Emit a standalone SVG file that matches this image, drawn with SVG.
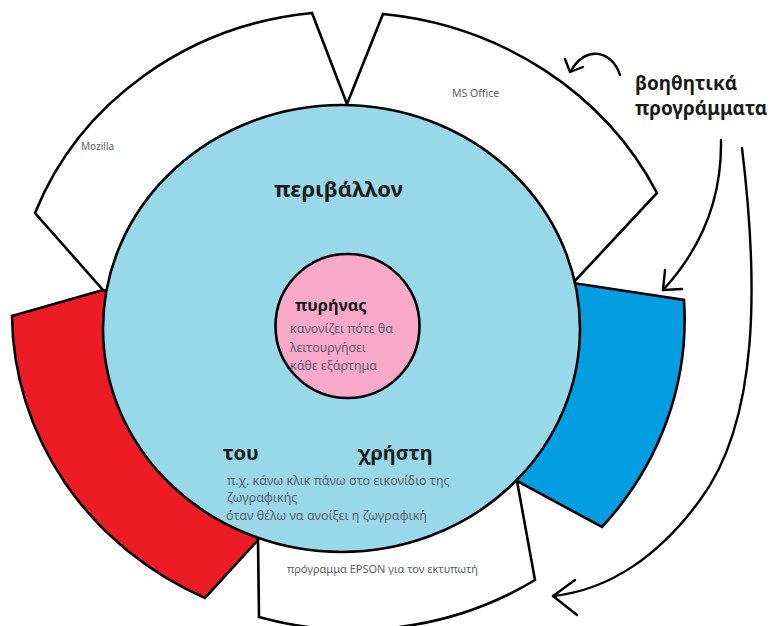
<svg xmlns="http://www.w3.org/2000/svg" width="770" height="626" viewBox="0 0 770 626">
<style>
.seg{stroke:#000;stroke-width:2.6;stroke-linejoin:miter}
.white{fill:#fff}
.env{fill:#98d8e9;stroke:#000;stroke-width:2.6}
.core{fill:#f8a9c8;stroke:#000;stroke-width:2.6}
.arrow{fill:none;stroke:#000;stroke-width:2.4;stroke-linecap:round;stroke-linejoin:round}
.b{font-family:"Noto Sans","Open Sans","DejaVu Sans",sans-serif;font-weight:bold;fill:#1a1a1a}
.s{font-family:"Noto Sans","Open Sans","DejaVu Sans",sans-serif;fill:#5e5e6c}
</style>
<rect width="770" height="626" fill="#fff"/>
<g id="mozilla">
<path class="seg white" d="M103,290 L35,213 A333,312 0 0 1 312,13 L347,104 L341,328 Z"/>
<text class="s" x="81" y="150" font-size="10">Mozilla</text>
</g>
<g id="ms-office">
<path class="seg white" d="M347,104 L383,14 A345,322 0 0 1 657,193 L573,283 L341,328 Z"/>
<text class="s" x="452" y="97" font-size="10.5">MS Office</text>
</g>
<g id="blue-segment">
<path class="seg" fill="#039ee2" d="M573,283 L684,300 A340,318 0 0 1 602,527 L517,481 L341,328 Z"/>
</g>
<g id="red-segment">
<path class="seg" fill="#ec1b24" d="M103,290 L12,316 A335,315 0 0 0 205,598 L258,540 L341,328 Z"/>
</g>
<g id="epson">
<path class="seg white" d="M258,540 L259,617 A335,315 0 0 0 535,580 L517,481 L341,328 Z"/>
<text class="s" x="287" y="573" font-size="11">πρόγραμμα EPSON για τον εκτυπωτή</text>
</g>
<g id="environment">
<ellipse class="env" cx="341.5" cy="328.5" rx="238.5" ry="223.5"/>
<text class="b" x="274" y="197" font-size="22">περιβάλλον</text>
<text class="b" x="223" y="460" font-size="20">του</text>
<text class="b" x="358" y="460" font-size="20">χρήστη</text>
<text class="s" x="227" y="485" font-size="12.5">π.χ. κάνω κλικ πάνω στο εικονίδιο της</text>
<text class="s" x="227" y="502" font-size="12.5">ζωγραφικής</text>
<text class="s" x="226" y="520" font-size="12.5">όταν θέλω να ανοίξει η ζωγραφική</text>
</g>
<g id="kernel">
<circle class="core" cx="347.5" cy="326" r="72"/>
<text class="b" x="295" y="311" font-size="16.5">πυρήνας</text>
<text class="s" x="290" y="333" font-size="12.5">κανονίζει πότε θα</text>
<text class="s" x="290" y="352" font-size="12.5">λειτουργήσει</text>
<text class="s" x="290" y="370" font-size="12.5">κάθε εξάρτημα</text>
</g>
<g id="helper-programs">
<text class="b" x="635" y="90" font-size="19">βοηθητικά</text>
<text class="b" x="635" y="115" font-size="19">προγράμματα</text>
</g>
<g id="connectors">
<path class="arrow" d="M620,75 C612,50 585,45 571,71"/>
<polyline class="arrow" points="565,59 570,72 583,67"/>
<path class="arrow" d="M721,140 C722,200 700,250 663,290"/>
<polyline class="arrow" points="665,270 663,290 682,289"/>
<path class="arrow" d="M742,148 C758,280 760,420 700,500 C660,555 610,590 553,596"/>
<polyline class="arrow" points="575,580 553,596 577,615"/>
</g>
</svg>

## Problem description
Leave out all pictures, then copy the remaining material exactly.

## Solution to this exercise
Emit a standalone SVG file that matches this image, drawn with SVG.
<svg xmlns="http://www.w3.org/2000/svg" width="770" height="626" viewBox="0 0 770 626">
<style>
.seg{stroke:#000;stroke-width:2.6;stroke-linejoin:miter}
.white{fill:#fff}
.env{fill:#98d8e9;stroke:#000;stroke-width:2.6}
.core{fill:#f8a9c8;stroke:#000;stroke-width:2.6}
.arrow{fill:none;stroke:#000;stroke-width:2.4;stroke-linecap:round;stroke-linejoin:round}
.b{font-family:"Noto Sans","Open Sans","DejaVu Sans",sans-serif;font-weight:bold;fill:#1a1a1a}
.s{font-family:"Noto Sans","Open Sans","DejaVu Sans",sans-serif;fill:#5e5e6c}
</style>
<rect width="770" height="626" fill="#fff"/>
<g id="mozilla">
<path class="seg white" d="M103,290 L35,213 A333,312 0 0 1 312,13 L347,104 L341,328 Z"/>
<text class="s" x="81" y="150" font-size="10">Mozilla</text>
</g>
<g id="ms-office">
<path class="seg white" d="M347,104 L383,14 A345,322 0 0 1 657,193 L573,283 L341,328 Z"/>
<text class="s" x="452" y="97" font-size="10.5">MS Office</text>
</g>
<g id="blue-segment">
<path class="seg" fill="#039ee2" d="M573,283 L684,300 A340,318 0 0 1 602,527 L517,481 L341,328 Z"/>
</g>
<g id="red-segment">
<path class="seg" fill="#ec1b24" d="M103,290 L12,316 A335,315 0 0 0 205,598 L258,540 L341,328 Z"/>
</g>
<g id="epson">
<path class="seg white" d="M258,540 L259,617 A335,315 0 0 0 535,580 L517,481 L341,328 Z"/>
<text class="s" x="287" y="573" font-size="11">πρόγραμμα EPSON για τον εκτυπωτή</text>
</g>
<g id="environment">
<ellipse class="env" cx="341.5" cy="328.5" rx="238.5" ry="223.5"/>
<text class="b" x="274" y="197" font-size="22">περιβάλλον</text>
<text class="b" x="223" y="460" font-size="20">του</text>
<text class="b" x="358" y="460" font-size="20">χρήστη</text>
<text class="s" x="227" y="485" font-size="12.5">π.χ. κάνω κλικ πάνω στο εικονίδιο της</text>
<text class="s" x="227" y="502" font-size="12.5">ζωγραφικής</text>
<text class="s" x="226" y="520" font-size="12.5">όταν θέλω να ανοίξει η ζωγραφική</text>
</g>
<g id="kernel">
<circle class="core" cx="347.5" cy="326" r="72"/>
<text class="b" x="295" y="311" font-size="16.5">πυρήνας</text>
<text class="s" x="290" y="333" font-size="12.5">κανονίζει πότε θα</text>
<text class="s" x="290" y="352" font-size="12.5">λειτουργήσει</text>
<text class="s" x="290" y="370" font-size="12.5">κάθε εξάρτημα</text>
</g>
<g id="helper-programs">
<text class="b" x="635" y="90" font-size="19">βοηθητικά</text>
<text class="b" x="635" y="115" font-size="19">προγράμματα</text>
</g>
<g id="connectors">
<path class="arrow" d="M620,75 C612,50 585,45 571,71"/>
<polyline class="arrow" points="565,59 570,72 583,67"/>
<path class="arrow" d="M721,140 C722,200 700,250 663,290"/>
<polyline class="arrow" points="665,270 663,290 682,289"/>
<path class="arrow" d="M742,148 C758,280 760,420 700,500 C660,555 610,590 553,596"/>
<polyline class="arrow" points="575,580 553,596 577,615"/>
</g>
</svg>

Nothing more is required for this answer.